I joined Heriot-Watt in 2013 as a Lecturer/Assistant Professor and Research Leader. I was promoted to Associate Professor in 2015, and am now a Professor in Psychology (School of Social Sciences).
With a background in Psychology, my research focuses on the identification of lifestyle and behavioural factors that predict healthy ageing, primarily cognitive ageing. That is, the factors that might protect or harm the ageing brain. I am mainly interested in factors which are modifiable, such as activity participation and exercise, social networks and support, and occupational characteristics and exposures. By being amenable to change, such factors are potential targets for interventions designed to reduce or delay the deleterious effect of ageing on cognitive abilities.
Much of my research has been conducted within the Lothian Birth Cohort studies, based at the University of Edinburgh. The participants in these studies had completed a mental ability test when they were aged 11, and decades later were recruited into follow-ups to examine the ageing process across their 70s, 80s and 90s. I have also worked with colleagues at the University of Copenhagen on the Glostrup 1914 Cohort, a sample recruited at age 50 and followed for up to 40 years.

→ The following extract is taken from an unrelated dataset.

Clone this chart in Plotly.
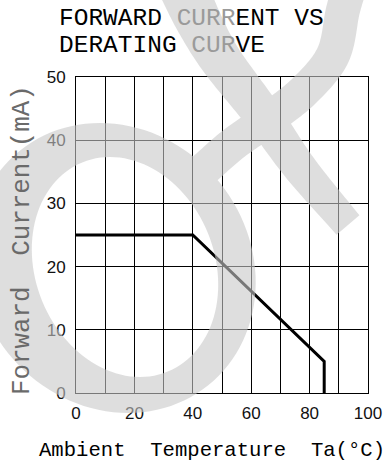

While continuing to work on large, longitudinal studies of ageing, I am developing a translational strand to my research at Heriot-Watt within The Ageing Lab. Based on my work identifying lifestyle factors that appear to protect cognitive abilities, I initiated my first intervention project, A Tablet for Healthy Ageing. The effect on cognitive abilities and mental wellbeing of engaging in a 10-week tablet computer training programme, which represented an entirely new and relatively demanding activity for participants, was assessed.
Our latest research project was initiated in 2016. The Intervention Factory is a three-year study assessing a range of activities within existing community-based programmes as potential interventions to reduce cognitive ageing. The activities vary in their mental, social and physical demands; the research will assess which type(s) of engagement provides the greatest cognitive benefits.
The focus of The Ageing Lab is therefore to develop and test broad, lifestyle-based interventions where older people are provided with opportunities to engage in novel activities. Developing lifestyle interventions for healthy ageing is an important area of research, with applied value in an increasingly aged society.